What Does a Bond Trader Do?

A bond trader buys and sells bond commodities on behalf of a client or for personal investment. The majority of bond traders work for bond brokerage firms and are seasoned financial experts. In most places, however, anyone can participate in the bond market. Different traders have different training and approaches, but on the most basic level, they all do the same thing. Bonds are analyzed, risks are assessed, and purchases and sales are made.

The buying and selling of bond assets is the most visible task of any bond trader. Trading is a broad term for this process, and it is the lifeblood of any bond market. On the open market, major entities — usually national and local governments, but occasionally large corporations — sell bond interests to any willing buyer. Traders are the people who take advantage of these opportunities.

Bond networks handle the vast majority of trades. By contacting the bond distributor and arranging for a direct purchase, traders can buy and sell interests in real time. Purchasing a bond interest is usually simple, as long as the buyer knows what he or she is looking for. Filling out the necessary paperwork and tendering the required funds is usually all that is required to purchase a treasury bond.

Anyone who buys even a single bond is referred to as a “bond trader” informally. However, a large part of a professional bond trader’s job is advising clients on where to invest. It’s usually a lot more difficult to guide clients through the process of structuring bond investments than it is to simply execute a transaction.
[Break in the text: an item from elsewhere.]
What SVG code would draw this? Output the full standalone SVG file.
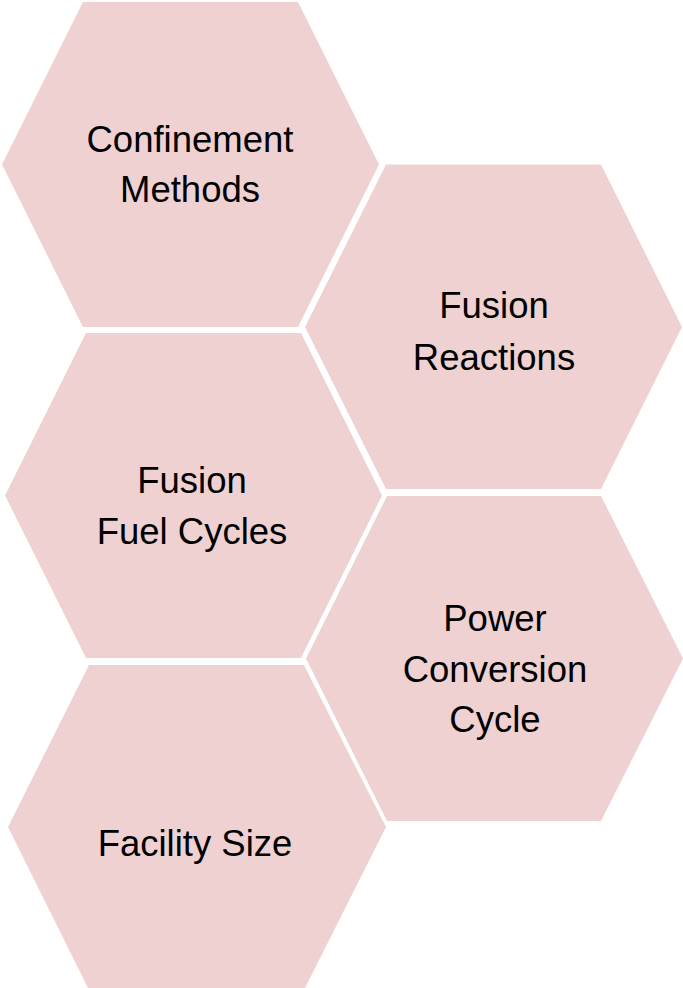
<svg xmlns="http://www.w3.org/2000/svg" width="683" height="988" viewBox="0 0 683 988">
<style>
.hex{fill:#EFD1D2;}
.lbl{font-family:"Liberation Sans",Arial,sans-serif;font-size:36.5px;fill:#000;text-anchor:middle;}
</style>
<rect width="683" height="988" fill="#fff"/>
<g id="confinement-methods">
<polygon class="hex" points="83,2 298,2 379,164.5 298,327 83,327 2,164.5"/>
<text class="lbl" x="190" y="152">Confinement</text>
<text class="lbl" x="190" y="202">Methods</text>
</g>
<g id="fusion-reactions">
<polygon class="hex" points="386,164.5 601,164.5 682,327 601,489 386,489 305,327"/>
<text class="lbl" x="494" y="318">Fusion</text>
<text class="lbl" x="494" y="370">Reactions</text>
</g>
<g id="fusion-fuel-cycles">
<polygon class="hex" points="86,333 301,333 382,495.5 301,658 86,658 5,495.5"/>
<text class="lbl" x="192" y="493">Fusion</text>
<text class="lbl" x="192" y="544">Fuel Cycles</text>
</g>
<g id="power-conversion-cycle">
<polygon class="hex" points="387,496 601,496 683,658.5 601,821 387,821 306,658.5"/>
<text class="lbl" x="495" y="631">Power</text>
<text class="lbl" x="495" y="682">Conversion</text>
<text class="lbl" x="495" y="732">Cycle</text>
</g>
<g id="facility-size">
<polygon class="hex" points="89,665 304,665 386,827 304,990 89,990 8,827"/>
<text class="lbl" x="195" y="856">Facility Size</text>
</g>
</svg>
Bonds are typically sold as long-term loans with pre-determined interest payments. Interest rates are usually the focus of trading. When a client buys a bond, he keeps it until it matures or until he decides to sell it. The most important factor in deciding whether to buy or sell a bond is whether it is likely to yield a return on investment.

The job of a bond trader often includes a lot of research and analysis. Traders must usually be acutely aware of market movements and keep a close eye on major changes in interest rates and payout structures. To predict bond performance over time, most traders use sophisticated algorithms and statistical studies, which can help clients understand the relative risks and potential rewards of various bond investment strategies.

Clients are frequently advised to buy bonds in bundles, which are referred to as portfolios, by financial advisers. An investor’s portfolio will typically consist of a mix of high-interest and low-interest, long-term and short-term bond interests. A financial trader will assist clients in determining the best mix based on a variety of factors.

Re-sales are another aspect of bond trader jobs. Clients who are concerned that their bond investments are losing money may look to resell those interests on the secondary market. This market is typically managed by traders and professional brokers, who assist bond holders in making advantageous sales and exchanges.